Bill Henderson MLC was a mental health nurse and later a night manager of psychiatric services before he began his parliamentary career.

He told Tynwald’s social affairs policy and review committee that he had kept in contact with his former colleagues and has a ’good insight’ into issues in the island’s mental health services.

The committee, chaired by David Cretney MLC, is currently investigating suicide in the island.

Mr Henderson was asked what he thought of the response to incidents involving mental health problems.

He said: ’I can only say that I find what has been happening is utterly appalling, degrading and so Victorian in outlook and discriminatory to the point where it turns my stomach.

’Yes, there are two nurses now working with the police but I want that built on because we still have in last year’s Chief Constable’s report something like 23 to 27 incidents a week where police are the first respondents to a mental health incident.’

However, Mr Henderson said that was not the police’s fault and rather it represents a wider issue with how mental health is funded and perceived.

He added: ’In general health, you wouldn’t call for a policeman if someone collapsed in Strand Street, you’d ring an ambulance.’

While stating he believed the mental health services were still underfunded, Mr Henderson praised the current administration saying it ’pushed for improvements’ to the service more so than any other in his time in politics.

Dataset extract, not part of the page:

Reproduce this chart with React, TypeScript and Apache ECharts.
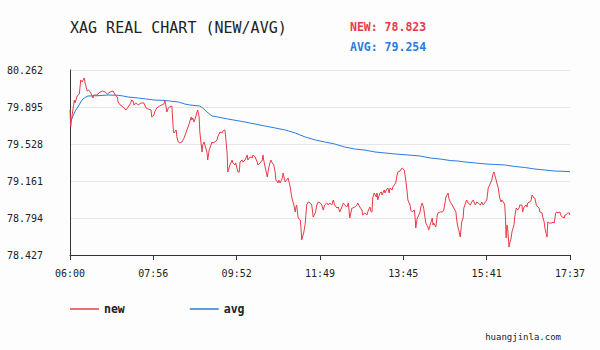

Mr Henderson and Mr Cretney were also critical of how suicides and inquests are reported in the island, an issue the latter has raised in the past.

Mr Henderson noted that suicide often ’makes major headlines’ in the island.

He added: ’They [the media] may not go into detail but certainly the virtue of printing somebody’s picture and putting a monstrous headline with it and the effects that has on the family I don’t think does our modern community any good at all.’

We asked the police to respond to Mr Henderson’s points, but by the time we went to press, we had not received one.